The Bible says that the wicked will be “destroyed.” In Matthew 10:28 Jesus said: “And fear not them which kill the body, but are not able to kill the soul: but rather fear him which is able to destroy both soul and body in hell.” Does this deny eternal punishment?

No, it doesn’t, although it is often used as an argument against eternal punishment. Supposedly, it supports the doctrine of eternal annihilation. Some people also understand John 3:16 as teaching annihilation. It says that those who believe in Jesus “should not perish, but have everlasting life.” They claim this means that if you don’t trust Jesus you will “perish,” or cease to exist.

It’s always very dangerous to give a word a meaning that man attaches to it. The meaning of a word must be discovered from the word itself, and from how it is used. So, what do the words “destruction” and “perish” mean?

In Matthew 10:28 the verb “to destroy” is the same word that is used in Matthew 9:17 where Jesus speaks about the wineskins perishing. He says, “Neither do men put new wine into old bottles: else the bottles break, and the wine runneth out, and the bottles perish.” The old wineskins are ruined, but they are not annihilated. They do not cease to exist. Clearly, the word “perish,” or “destroy” does not mean annihilation.

In fact, the same verb is used in the parables of Luke 15 where Jesus speaks of the lost sheep, the lost coin, and the lost son. In Luke 15:24 we read: “For this my son was dead, and is alive again; he was lost and is found.” In none of these Scriptures does the verb ever have the meaning of annihilation. The sheep was lost, but it was not annihilated. The coin was lost, but it was not annihilated. The son was lost, but he was not annihilated. Words like “destroy” and “perish” mean “ruined” and “not fit for its original purpose.”

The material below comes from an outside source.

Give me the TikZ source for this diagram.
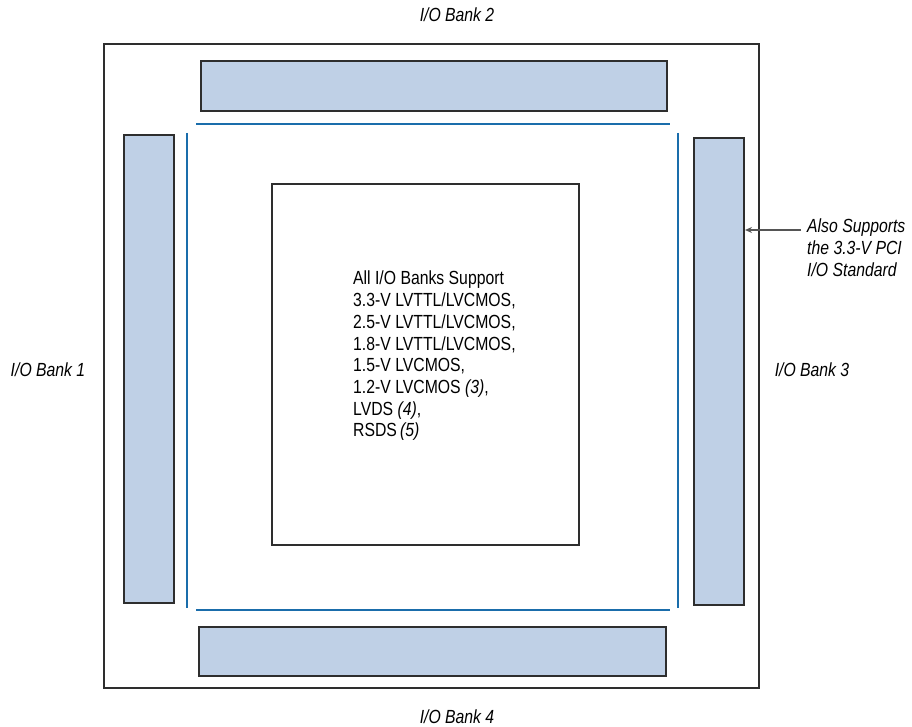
\documentclass[tikz,border=0pt]{standalone}
\usepackage{fontspec}
\setmainfont[FakeStretch=0.83]{Liberation Sans}
\usetikzlibrary{arrows.meta}
\definecolor{bankfill}{HTML}{BFD0E6}
\definecolor{edge}{HTML}{2E2E2E}
\definecolor{bline}{HTML}{1A6DAB}
\definecolor{arrgray}{HTML}{555555}
\tikzset{
  bankbox/.style={draw=edge, line width=2pt, fill=bankfill, inner sep=0pt, anchor=north west},
  plainbox/.style={draw=edge, line width=1.6pt, fill=none, inner sep=0pt, anchor=north west},
  banklabel/.style={font=\fontsize{19}{22}\selectfont\itshape, inner sep=0pt},
  bodytext/.style={font=\fontsize{19}{21.7}\selectfont, align=left, inner sep=0pt},
  blueline/.style={draw=bline, line width=2pt},
  notearrow/.style={draw=arrgray, line width=1.3pt, -{Stealth[length=7pt,width=6pt]}}
}
\begin{document}
\begin{tikzpicture}[x=1pt,y=-1pt]
\useasboundingbox (0,0) rectangle (912,727);
% outer frame
\node[plainbox, minimum width=655pt, minimum height=644pt] (outer) at (103,43) {};
% banks
\node[bankbox, minimum width=466pt, minimum height=50pt] (bank2) at (200,60) {};
\node[bankbox, minimum width=467pt, minimum height=49pt] (bank4) at (198,626) {};
\node[bankbox, minimum width=50pt, minimum height=468pt] (bank1) at (123,134) {};
\node[bankbox, minimum width=50pt, minimum height=467pt] (bank3) at (693,137) {};
% core
\node[plainbox, minimum width=307pt, minimum height=361pt] (core) at (271,183) {};
% blue lines
\draw[blueline] (196,124) -- (670,124);
\draw[blueline] (196,610) -- (670,610);
\draw[blueline] (186.5,133) -- (186.5,608);
\draw[blueline] (677.5,133) -- (677.5,608);
% labels
\node[banklabel] (l2) at (457,15) {I/O Bank 2};
\node[banklabel] (l4) at (457,717) {I/O Bank 4};
\node[banklabel] (l1) at (48,370) {I/O Bank 1};
\node[banklabel] (l3) at (812,370) {I/O Bank 3};
% core text
\node[bodytext, anchor=west] (coretext) at (353,356) {All I/O Banks Support\\3.3-V LVTTL/LVCMOS,\\2.5-V LVTTL/LVCMOS,\\1.8-V LVTTL/LVCMOS,\\1.5-V LVCMOS,\\1.2-V LVCMOS \textit{(3)},\\LVDS \textit{(4)},\\RSDS\,\textit{(5)}};
% note
\node[banklabel, align=left, anchor=north west] (note) at (807,219) {Also Supports\\the 3.3-V PCI\\I/O Standard};
\coordinate (arrstart) at (801,230);
\draw[notearrow] (arrstart) -- (bank3.east |- arrstart);
\end{tikzpicture}
\end{document}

What about 2 Thessalonians 1:9 where we read that the wicked “shall be punished with everlasting destruction”?

In the Bible, ultimate death—spiritual death—is never a cessation of existence. Rather, it is separation from God. God warned Adam concerning the penalty for eating the forbidden fruit and said, “for in the day that thou eatest thereof thou shalt surely die” (Genesis 2:17). When Adam ate the forbidden fruit he “died”—not in the sense that his heart stopped and he fell over dead, nor in the sense that he disappeared like a phantom wisp of smoke. Adam was separated from God. Second Thessalonians 1:9 is in perfect agreement with this. Unrepentant sinners will be separated “from the presence of the Lord, and from the glory of his power.”